C’est tout d’abord la stupéfaction. Comment en est-il arrivé là ? Nier l’existence d’un être humain censé résider juste à côté de chez lui ! S’amorce alors chez lui un grand changement. Il commence à deviner que son existence est très superficielle, basée sur les artifices et qu’il passe finalement à côté de sa vie, loin de la réalité, à commencer par sa déconnexion de la Nature au sens large. Sous les conseils de collègues de travail, il part deux jours dans un petit chalet pour se désintoxiquer du modernisme et du réseau. Il en revient changé, se brouille avec eux de manière très violente (faut dire qu’ils sont quand même très cons et impudents) et il va s’immerger dans la vie de paysan. Il finira même par partir en Polynésie à la quête du Paradis. Expériences, lectures et rencontres vont le nourrir et le transformer à jamais, le conduisant même aux confins de la folie. Gare au réveil !

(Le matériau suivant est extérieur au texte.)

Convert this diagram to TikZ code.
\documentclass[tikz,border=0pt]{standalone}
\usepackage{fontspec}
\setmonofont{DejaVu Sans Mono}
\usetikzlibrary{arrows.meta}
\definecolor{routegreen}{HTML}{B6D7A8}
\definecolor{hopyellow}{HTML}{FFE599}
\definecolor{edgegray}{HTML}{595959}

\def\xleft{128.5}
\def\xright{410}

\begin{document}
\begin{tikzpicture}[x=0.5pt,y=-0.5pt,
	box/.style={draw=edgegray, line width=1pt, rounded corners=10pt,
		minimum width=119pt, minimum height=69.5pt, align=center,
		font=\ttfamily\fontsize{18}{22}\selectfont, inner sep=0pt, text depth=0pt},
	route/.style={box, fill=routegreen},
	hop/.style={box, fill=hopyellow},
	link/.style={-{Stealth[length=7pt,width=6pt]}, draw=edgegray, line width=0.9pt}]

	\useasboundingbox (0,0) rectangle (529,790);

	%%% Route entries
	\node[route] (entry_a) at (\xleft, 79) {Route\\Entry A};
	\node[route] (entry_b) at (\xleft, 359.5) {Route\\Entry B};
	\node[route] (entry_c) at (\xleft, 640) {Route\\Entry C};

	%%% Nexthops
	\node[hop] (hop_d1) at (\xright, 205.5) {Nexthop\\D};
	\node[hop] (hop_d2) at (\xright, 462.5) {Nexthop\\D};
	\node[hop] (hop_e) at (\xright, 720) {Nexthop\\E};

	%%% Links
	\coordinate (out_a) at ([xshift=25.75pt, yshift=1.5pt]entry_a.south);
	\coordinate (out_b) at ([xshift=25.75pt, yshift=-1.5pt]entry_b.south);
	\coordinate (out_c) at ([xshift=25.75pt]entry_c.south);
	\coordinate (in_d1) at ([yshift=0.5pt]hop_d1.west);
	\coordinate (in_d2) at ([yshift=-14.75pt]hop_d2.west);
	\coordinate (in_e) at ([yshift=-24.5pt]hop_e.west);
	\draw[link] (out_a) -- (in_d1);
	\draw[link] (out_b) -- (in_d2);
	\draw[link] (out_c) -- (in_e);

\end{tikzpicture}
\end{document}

Le personnage principal n’est vraiment pas des plus agréables au départ. On se situe aux antipodes lui et moi sur un certain nombre de sujets. Autocentré, individualiste, il se berce d’illusions avec ses amis, de jeunes loups qui pensent que le monde est à leur pied. J’ai beaucoup grincé des dents au départ même après l’incendie, je n’arrivais pas à le plaindre, ce pauvre jeune homme riche sur qui s’abat le monde. Et puis, peu à peu, la chrysalide se fend, les rencontres qu’il fait, les réflexions qui se bousculent dans son crâne donnent à voir un César qui semble se réveiller et qui bien qu’imparfait va peut-être se réaliser. L’évolution du protagoniste principal est très finement rendue, non dénuée d’aspérité et de retour en arrière. C’est plein de nuance et cela apporte un réel souffle novateur sur ce récit initiatique très profond.

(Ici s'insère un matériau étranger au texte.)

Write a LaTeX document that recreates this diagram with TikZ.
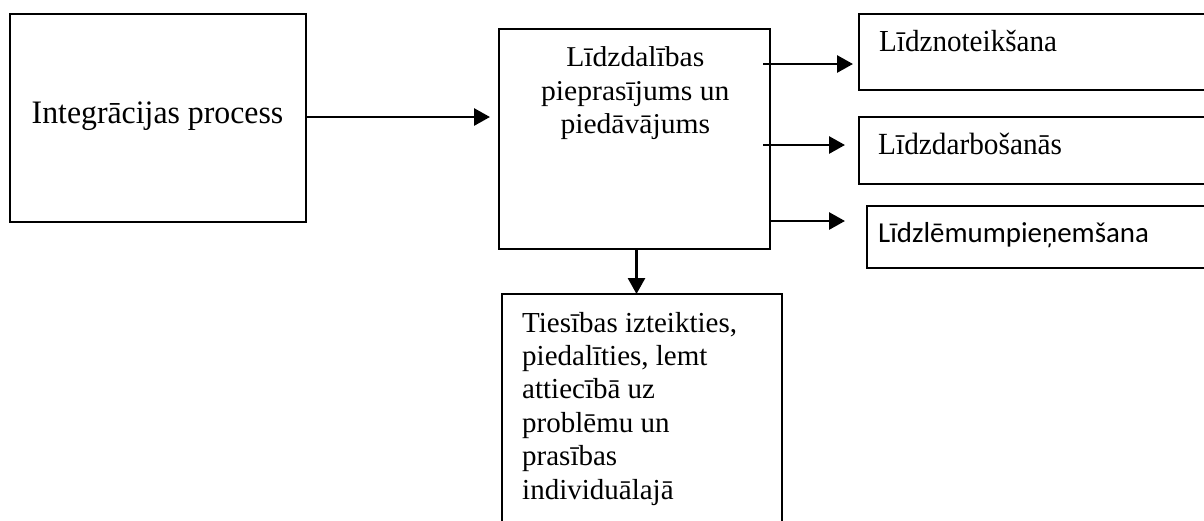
\documentclass[tikz,border=0pt]{standalone}
\usepackage{fontspec}
\setmainfont{Liberation Serif}
\newfontfamily\calibrifont{Carlito}
\usetikzlibrary{arrows.meta,calc}
% scale a text vertically only
\newcommand{\vstretch}[2]{\scalebox{1}[#1]{#2}}

\begin{document}
\begin{tikzpicture}[x=1pt,y=-1pt,
  box/.style={draw, line width=2pt, inner sep=0pt, outer sep=0pt, anchor=north west},
  conn/.style={line width=2.8pt, -{Triangle[length=16pt,width=17pt]}},
  txt/.style={inner sep=0pt, font=\fontsize{29}{33}\selectfont},
]
\useasboundingbox (0,0) rectangle (1204,520);
\clip (0,0) rectangle (1204,520);

% boxes
\node[box, minimum width=296pt, minimum height=208pt] (proc) at (10,14) {};
\node[box, minimum width=271pt, minimum height=220pt] (mid) at (499,29) {};
\node[box, minimum width=380pt, minimum height=76pt] (b1) at (859,14) {};
\node[box, minimum width=380pt, minimum height=67pt] (b2) at (859,117) {};
\node[box, minimum width=380pt, minimum height=62pt] (b3) at (867,206) {};
\node[box, minimum width=280pt, minimum height=260pt] (bot) at (502,294) {};

% texts
\node[txt, anchor=base, font=\fontsize{31.8}{36}\selectfont] (tproc) at (157.5,123.3) {\vstretch{1.03}{Integrācijas process}};
\node[txt, anchor=base, font=\fontsize{29.6}{33}\selectfont] (tm1) at (635.3,66.7) {\vstretch{0.97}{Līdzdalības}};
\node[txt, anchor=base, font=\fontsize{29.6}{33}\selectfont] (tm2) at (635.3,100) {\vstretch{0.97}{pieprasījums un}};
\node[txt, anchor=base, font=\fontsize{29.6}{33}\selectfont] (tm3) at (635.3,133) {\vstretch{0.97}{piedāvājums}};
\node[txt, anchor=base west, font=\fontsize{29.1}{33}\selectfont] (t1) at (879,51.7) {\vstretch{1.05}{Līdznoteikšana}};
\node[txt, anchor=base west, font=\fontsize{29.3}{33}\selectfont] (t2) at (878,154.3) {\vstretch{1.05}{Līdzdarbošanās}};
\node[txt, anchor=base west, font=\calibrifont\fontsize{28.9}{33}\selectfont] (t3) at (878,242) {Līdzlēmumpieņemšana};
\node[txt, anchor=base west] (tb1) at (522,332) {Tiesības izteikties,};
\node[txt, anchor=base west] (tb2) at (522,365) {piedalīties, lemt};
\node[txt, anchor=base west] (tb3) at (522,398) {attiecībā uz};
\node[txt, anchor=base west] (tb4) at (522,432) {problēmu un};
\node[txt, anchor=base west] (tb5) at (522,465) {prasības};
\node[txt, anchor=base west] (tb6) at (522,499) {individuālajā};

% heights of the outgoing arrows
\coordinate (y0) at (0,117);
\coordinate (y1) at (0,64);
\coordinate (y2) at (0,145);
\coordinate (y3) at (0,221);

% connectors
\draw[conn, shorten >=9pt] (proc.east |- y0) -- (mid.west |- y0);
\draw[conn] ([xshift=-7pt]mid.east |- y1) -- ([xshift=-6pt]b1.west |- y1);
\draw[conn] ([xshift=-7pt]mid.east |- y2) -- ([xshift=-14pt]b2.west |- y2);
\draw[conn] (mid.east |- y3) -- ([xshift=-22pt]b3.west |- y3);
\draw[conn] ([xshift=2pt]mid.south) -- ([xshift=2pt]mid.south |- bot.north);
\end{tikzpicture}
\end{document}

La réflexion générale est passionnante et totalement ancrée dans notre époque. Le décalage entre l’être humain et son biotope, de la Nature et de son rythme. Au delà du métavers qui n’en est qu’à son balbutiement, Adrien Gygax nous interroge sur notre rapport aux autres, aux écrans et à la connectivité. Ainsi, de manière maligne, il incruste au fil du récit des captations de notifications que reçoit César et qui font écho ou contraste avec les faits rapportés. Il renvoie aussi dos à dos les intégristes de tout bord, des jeunes branchés totalement en apnée aux révolutionnaires écolos extrémistes prêts à tout pour "sauver" la planète. C’est incisif, noir mais aussi parfois très drôle. Sans compter les expériences de César qui virent à l’introspection la plus intime, dans des passages d’une rare poésie qui font décoller le récit, lui donne une touffeur particulière notamment lorsque l’action se déporte du côté de la Polynésie française.

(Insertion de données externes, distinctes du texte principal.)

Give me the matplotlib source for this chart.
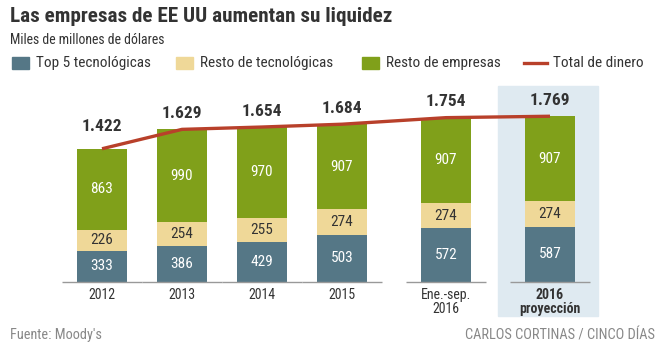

Bien rythmé, équilibré dans sa construction, "Départ de feu" se lit très facilement, quasiment d’une traite tant on prit par l’histoire et son sous-texte. On est partagé constamment entre le sourire et la consternation : notre époque est malade et cela ne va décidément pas en s’arrangeant. Une lecture salutaire et fun que je vous invite à découvrir si le thème vous intéresse.